LAWSがもたらす軍拡競争と国際安定性への影響
LAWSの開発と拡散は、新たな軍拡競争を引き起こし、国際的な安定性を損なう可能性を秘めています。
技術進化と軍拡競争の加速リスク
LAWSは、その潜在的な軍事的優位性から、各国による開発競争を激化させる可能性があります。これにより、開発・配備の敷居が下がり、非国家主体を含むより広範なアクターがLAWSを獲得するリスクが高まります。このような拡散は、地域の紛争を激化させ、国際的な紛争の勃発リスクを高める新たな不安定化要因となり得ます。軍事におけるAIの急速な発展は、従来の軍備管理や軍縮の枠組みでは捉えきれない、新たな課題を提示しています。
予防軍備管理の重要性
このようなリスクを回避するためには、予防的な軍備管理のアプローチが不可欠です。透明性の確保、相互信頼醸成措置、そして国際的な規範形成を通じて、LAWSの開発と配備を効果的に制御する必要があります。技術が完全に成熟し、広範に利用される前に、国際的な合意に基づく規制を確立することは、将来の紛争の防止と国際安定性の維持のために極めて重要であると考えられます。これは、核兵器や化学兵器といった大量破壊兵器の管理における過去の教訓からも導き出される知見です。

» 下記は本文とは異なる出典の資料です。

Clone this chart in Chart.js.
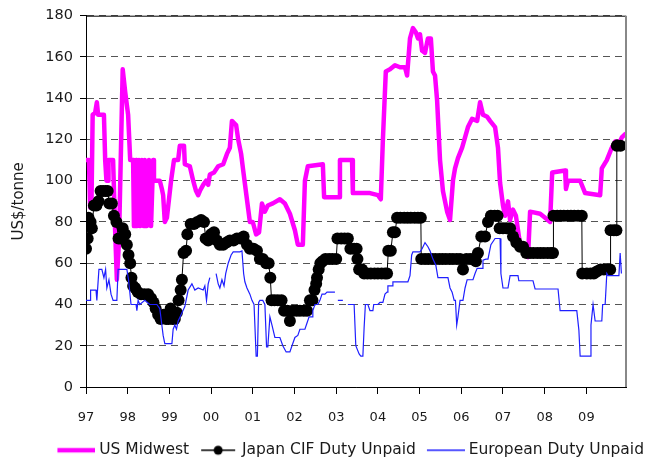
<!DOCTYPE html>
<html>
<head>
<meta charset="utf-8">
<title>Prices 1997-2009</title>
<script src="https://cdn.jsdelivr.net/npm/chart.js@4.4.0/dist/chart.umd.min.js"></script>
<style>
  html, body { margin: 0; padding: 0; background: #fff; }
  #wrap { width: 646px; height: 461px; }
</style>
</head>
<body>
<div id="wrap"><canvas id="chart" width="646" height="461"></canvas></div>
<script>
// ── data (x in decimal years) ──
const yearLabels = ['97', '98', '99', '00', '01', '02', '03', '04', '05', '06', '07', '08', '09'];
const seriesNames = ['US Midwest', 'Japan CIF Duty Unpaid', 'European Duty Unpaid'];

const usYears = [1997.00,1997.07,1997.10,1997.13,1997.16,1997.22,1997.26,1997.29,1997.43,1997.46,
  1997.49,1997.53,1997.54,1997.65,1997.70,1997.74,1997.79,1997.88,1997.94,1998.01,
  1998.06,1998.13,1998.15,1998.20,1998.22,1998.27,1998.30,1998.34,1998.39,1998.41,
  1998.46,1998.51,1998.56,1998.61,1998.63,1998.77,1998.82,1998.85,1998.89,1998.94,
  1999.04,1999.11,1999.21,1999.25,1999.35,1999.37,1999.49,1999.57,1999.64,1999.69,
  1999.73,1999.81,1999.88,1999.93,1999.97,2000.07,2000.17,2000.29,2000.38,2000.45,
  2000.50,2000.60,2000.65,2000.72,2000.77,2000.84,2000.93,2001.00,2001.08,2001.15,
  2001.22,2001.29,2001.36,2001.48,2001.65,2001.77,2001.89,2002.01,2002.08,2002.20,
  2002.25,2002.32,2002.68,2002.71,2003.07,2003.09,2003.38,2003.40,2003.81,2004.00,
  2004.07,2004.12,2004.19,2004.29,2004.41,2004.53,2004.65,2004.70,2004.77,2004.84,
  2004.91,2004.96,2005.01,2005.06,2005.13,2005.20,2005.27,2005.32,2005.37,2005.42,
  2005.49,2005.56,2005.66,2005.73,2005.80,2005.85,2005.92,2006.02,2006.09,2006.16,
  2006.26,2006.38,2006.45,2006.52,2006.62,2006.69,2006.81,2006.88,2006.93,2007.00,
  2007.05,2007.12,2007.17,2007.24,2007.31,2007.41,2007.50,2007.60,2007.65,2007.89,
  2008.01,2008.13,2008.18,2008.49,2008.51,2008.56,2008.85,2008.97,2009.33,2009.37,
  2009.49,2009.61,2009.69,2009.76,2009.85,2009.95];
const usValues = [110,110,87,87,132,133,138,132,132,110,
  100,100,110,110,75,52,70,154,143,132,
  110,110,78,110,78,110,78,110,78,110,
  78,110,78,110,100,100,96,93,80,82,
  100,110,110,117,117,108,107,100,95,93,
  95,98,100,98,103,104,107,108,113,116,
  129,127,120,113,105,94,80,80,74,75,
  89,85,88,89,91,89,84,76,69,69,
  100,107,108,92,92,110,110,94,94,93,
  91,120,153,154,156,155,155,151,169,174,
  172,169,171,163,162,169,169,153,151,139,
  110,95,85,81,100,106,111,116,121,126,
  130,129,138,132,131,129,126,116,99,88,
  83,90,81,86,83,69,65,63,85,84,
  82,80,104,105,96,100,100,94,93,106,
  110,116,119,117,121,123];

const jpYears = [1997.00,1997.04,1997.06,1997.11,1997.14,1997.19,1997.25,1997.30,1997.35,1997.41,
  1997.47,1997.52,1997.56,1997.62,1997.67,1997.73,1997.78,1997.83,1997.88,1997.94,
  1997.98,1998.02,1998.06,1998.09,1998.13,1998.18,1998.24,1998.32,1998.40,1998.49,
  1998.56,1998.62,1998.67,1998.73,1998.79,1998.86,1998.92,1998.98,1999.03,1999.07,
  1999.13,1999.18,1999.22,1999.27,1999.30,1999.34,1999.40,1999.43,1999.51,1999.59,
  1999.67,1999.76,1999.83,1999.87,1999.93,2000.00,2000.07,2000.14,2000.21,2000.29,
  2000.37,2000.45,2000.54,2000.62,2000.71,2000.78,2000.86,2000.93,2001.02,2001.10,
  2001.17,2001.24,2001.32,2001.38,2001.42,2001.45,2001.52,2001.60,2001.69,2001.75,
  2001.83,2001.89,2001.96,2002.05,2002.13,2002.22,2002.30,2002.37,2002.43,2002.48,
  2002.52,2002.54,2002.58,2002.62,2002.67,2002.74,2002.83,2002.91,2003.00,2003.03,
  2003.12,2003.20,2003.28,2003.34,2003.43,2003.49,2003.51,2003.55,2003.62,2003.67,
  2003.75,2003.83,2003.92,2004.00,2004.09,2004.17,2004.22,2004.25,2004.31,2004.36,
  2004.41,2004.46,2004.54,2004.63,2004.71,2004.79,2004.88,2004.96,2005.03,2005.04,
  2005.13,2005.21,2005.30,2005.38,2005.47,2005.55,2005.63,2005.72,2005.80,2005.89,
  2005.97,2006.04,2006.12,2006.21,2006.29,2006.35,2006.40,2006.48,2006.57,2006.64,
  2006.71,2006.80,2006.87,2006.92,2007.00,2007.08,2007.17,2007.24,2007.32,2007.41,
  2007.48,2007.56,2007.65,2007.73,2007.82,2007.90,2007.98,2008.07,2008.15,2008.20,
  2008.21,2008.30,2008.38,2008.46,2008.55,2008.63,2008.71,2008.80,2008.89,2008.90,
  2009.01,2009.10,2009.18,2009.25,2009.34,2009.42,2009.51,2009.57,2009.58,2009.66,
  2009.72,2009.73,2009.82];
const jpValues = [67,72,82,80,77,88,88,90,95,95,
  95,95,89,89,83,80,72,72,77,74,
  69,64,60,53,49,48,46,45,45,45,
  43,41,38,35,33,35,33,33,38,33,
  33,36,42,47,52,65,66,74,79,79,
  80,81,80,72,71,74,75,71,69,69,
  70,71,71,72,72,73,69,67,67,66,
  62,62,60,60,53,42,42,42,42,37,
  37,32,37,37,37,37,37,42,42,47,
  50,53,57,60,61,62,62,62,62,72,
  72,72,72,67,67,67,62,57,57,55,
  55,55,55,55,55,55,55,66,66,75,
  75,82,82,82,82,82,82,82,82,62,
  62,62,62,62,62,62,62,62,62,62,
  62,57,62,62,62,61,65,73,73,80,
  83,83,83,77,77,77,77,73,70,68,
  68,65,65,65,65,65,65,65,65,65,
  83,83,83,83,83,83,83,83,83,55,
  55,55,55,56,57,57,57,57,76,76,
  76,117,117];

// null = break in the European series
const euYears = [1997.00,1997.10,1997.11,1997.24,1997.26,1997.31,1997.38,1997.43,1997.47,1997.50,
  1997.55,1997.60,1997.65,1997.74,1997.77,1997.98,1998.02,1998.08,1998.20,1998.22,
  1998.25,1998.29,1998.41,1998.53,1998.70,1998.77,1998.85,1998.89,1999.06,1999.09,
  1999.13,1999.17,1999.21,1999.28,1999.37,1999.45,1999.54,1999.61,1999.69,1999.81,
  1999.85,1999.89,1999.93,1999.97,2000.05,2000.12,2000.17,2000.21,2000.26,2000.31,
  2000.35,2000.41,2000.48,2000.53,2000.69,2000.74,2000.78,2000.81,2000.86,2000.93,
  2000.98,2001.03,2001.08,2001.11,2001.14,2001.17,2001.24,2001.29,2001.33,2001.36,
  2001.41,2001.46,2001.53,2001.65,2001.72,2001.80,2001.89,2001.94,2002.01,2002.08,
  2002.13,2002.25,2002.30,2002.35,2002.42,2002.44,2002.49,2002.56,2002.61,2002.66,
  2002.73,2002.78,2002.97,2003.00,2003.04,2003.16,2003.20,2003.28,2003.43,2003.47,
  2003.55,2003.59,2003.64,2003.67,2003.70,2003.76,2003.81,2003.88,2003.90,2004.00,
  2004.05,2004.12,2004.17,2004.22,2004.24,2004.34,2004.36,2004.72,2004.77,2004.81,
  2004.84,2005.01,2005.06,2005.13,2005.20,2005.25,2005.32,2005.39,2005.44,2005.68,
  2005.73,2005.78,2005.80,2005.83,2005.86,2005.89,2005.92,2005.97,2006.04,2006.09,
  2006.14,2006.28,2006.33,2006.38,2006.50,2006.52,2006.59,2006.64,2006.71,2006.81,
  2006.93,2006.95,2007.00,2007.12,2007.17,2007.36,2007.38,2007.72,2007.77,2008.32,
  2008.37,2008.77,2008.82,2008.85,2009.09,2009.11,2009.16,2009.21,2009.37,2009.39,
  2009.45,2009.49,2009.52,2009.78,2009.81,2009.84];
const euValues = [42,42,47,47,42,57,57,53,57,48,
  52,45,42,42,57,57,52,40,40,37,
  42,40,42,40,40,38,25,21,21,28,
  30,28,32,35,39,47,50,47,48,47,
  49,42,50,53,null,55,50,48,52,49,
  55,60,64,65.5,65.5,66,55,51,48,45,
  42,40,15,15,41,42,42,40,19.5,19.5,
  34,30,24,24,20,17,17,20,24,25,
  28,28,31,34,34,37,40,40,42,45,
  45,46,46,null,42,42,null,40,40,20,
  16,15,15,29,40,40,37,37,40,40,
  41,41,45,46,49,49,51,51,54,64,
  65.5,65.5,67,70,68,66,62,59,53,53,
  48,46,46,42,42,30,34,42,42,48,
  52,52,55,57.5,57.5,61.5,62,62,69,72,
  72,55,48,48,54,54,51.5,51.5,47.5,47.5,
  37,37,27.6,15,15,30,40,32,32,40,
  40,55,54,54,65,55];

const FONT = 'DejaVu Sans';
const INK = '#1a1a1a';

function toPoints(xs, ys) {
  return xs.map((x, i) => ({ x, y: ys[i] }));
}

// legend symbols: line (and dot) drawn into a small canvas
function swatch(color, width, x0, x1, dot) {
  const c = document.createElement('canvas');
  c.width = 48;
  c.height = 16;
  const g = c.getContext('2d');
  g.strokeStyle = color;
  g.lineWidth = width;
  g.beginPath();
  g.moveTo(x0, 8);
  g.lineTo(x1, 8);
  g.stroke();
  if (dot) {
    g.fillStyle = color;
    g.beginPath();
    g.arc(dot, 8, 4.5, 0, Math.PI * 2);
    g.fill();
  }
  return c;
}
const swatches = [
  swatch('#ff00ff', 4.5, 10, 48),
  swatch('#000000', 1.3, 11, 45, 28),
  swatch('#1f1fff', 1.5, 10, 48),
];

// solid top edge and grey right edge of the plot area
const frame = {
  id: 'frame',
  afterDatasetsDraw(chart) {
    const { ctx, chartArea: a } = chart;
    ctx.save();
    ctx.lineWidth = 1;
    ctx.strokeStyle = '#000';
    ctx.beginPath();
    ctx.moveTo(a.left, a.top + 0.5);
    ctx.lineTo(a.right, a.top + 0.5);
    ctx.stroke();
    ctx.strokeStyle = '#888';
    ctx.lineWidth = 2;
    ctx.beginPath();
    ctx.moveTo(a.right, a.top);
    ctx.lineTo(a.right, a.bottom);
    ctx.stroke();
    ctx.restore();
  }
};

new Chart(document.getElementById('chart'), {
  type: 'line',
  data: {
    datasets: [
      {
        label: seriesNames[0],
        data: toPoints(usYears, usValues),
        borderColor: '#ff00ff',
        borderWidth: 4.5,
        borderJoinStyle: 'round',
        pointRadius: 0,
        order: 3,
      },
      {
        label: seriesNames[1],
        data: toPoints(jpYears, jpValues),
        borderColor: '#000000',
        borderWidth: 1,
        pointRadius: 6,
        pointBorderWidth: 0,
        pointBackgroundColor: '#000000',
        order: 2,
      },
      {
        label: seriesNames[2],
        data: toPoints(euYears, euValues),
        borderColor: '#1f1fff',
        borderWidth: 1.2,
        pointRadius: 0,
        spanGaps: false,
        order: 1,
      }
    ]
  },
  options: {
    responsive: false,
    animation: false,
    devicePixelRatio: 1,
    layout: { padding: { top: 15, right: -3, bottom: -7, left: 0 } },
    plugins: {
      legend: {
        position: 'bottom',
        align: 'end',
        labels: {
          usePointStyle: true,
          pointStyleWidth: 40,
          padding: 5,
          color: INK,
          font: { family: FONT, size: 15.5 },
          sort: (a, b) => a.datasetIndex - b.datasetIndex,
          generateLabels(chart) {
            const items = Chart.defaults.plugins.legend.labels.generateLabels(chart);
            items.forEach(it => { it.pointStyle = swatches[it.datasetIndex]; });
            return items;
          }
        }
      },
      tooltip: { enabled: false }
    },
    scales: {
      x: {
        type: 'linear',
        min: 1997,
        max: 2009.95,
        ticks: {
          stepSize: 1,
          includeBounds: false,
          autoSkip: false,
          maxRotation: 0,
          padding: 15.5,
          color: INK,
          font: { family: FONT, size: 13 },
          callback: v => yearLabels[Math.round(v) - 1997] ?? ''
        },
        grid: { drawOnChartArea: false, tickLength: 7, tickColor: '#000', tickWidth: 1 },
        border: { color: '#000', width: 1 },
        afterFit: s => { s.height = 50.5; }
      },
      y: {
        min: 0,
        max: 180,
        ticks: { stepSize: 20, padding: 7, color: INK, font: { family: FONT, size: 14.5 } },
        grid: { color: '#555', lineWidth: 1, tickLength: 6, tickColor: '#000', tickWidth: 1 },
        border: { color: '#000', width: 1, dash: [7, 5] },
        title: {
          display: true,
          text: 'US$/tonne',
          color: INK,
          font: { family: FONT, size: 15 },
          padding: { top: 10.5, bottom: 0 }
        },
        afterFit: s => { s.width = 86; }
      },
      yRight: {
        position: 'right',
        grid: { display: false },
        ticks: { display: false },
        border: { display: false },
        afterFit: s => { s.width = 23; }
      }
    }
  },
  plugins: [frame]
});
</script>
</body>
</html>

結論:自律型兵器システム禁止条約実現に向けた展望と学術的貢献の意義
自律型兵器システムに関する国際社会の議論は、技術の進歩が国際法、倫理、安全保障に与える影響の複雑さを示しています。CCWにおけるGGEの議論は、LAWSの定義、人間の関与の範囲、国際人道法との整合性、そして責任の所在といった根本的な問題に対し、加盟国間で共通理解を形成することの難しさを浮き彫りにしています。
しかしながら、ICRCやCampaign to Stop Killer Robotsといった国際機関や市民社会組織からの強い要請、そして全面禁止を支持する国家グループの存在は、拘束力のある国際規範の必要性に対する認識が国際社会全体で高まっていることを示唆しています。国際条約の実現は、単に兵器の物理的な禁止にとどまらず、人類が技術の進歩を倫理的・道徳的な境界線の中で制御し、平和と人間の尊厳を擁護する能力を持つかどうかの試金石となるでしょう。
このような状況において、国際政治学を専門とする大学研究員をはじめとする学術界の役割は極めて重要です。倫理的・法的・政策的分析の深化、客観的なエビデンスに基づく提言の継続は、政策決定者に対し、情報に基づいた意思決定を促す上で不可欠です。国際社会がLAWSの脅威に対し共通の規範を構築し、未来の世代の平和と安全を確保するためには、多国間主義の原則に基づき、あらゆる関係者が建設的に対話し続けることが求められています。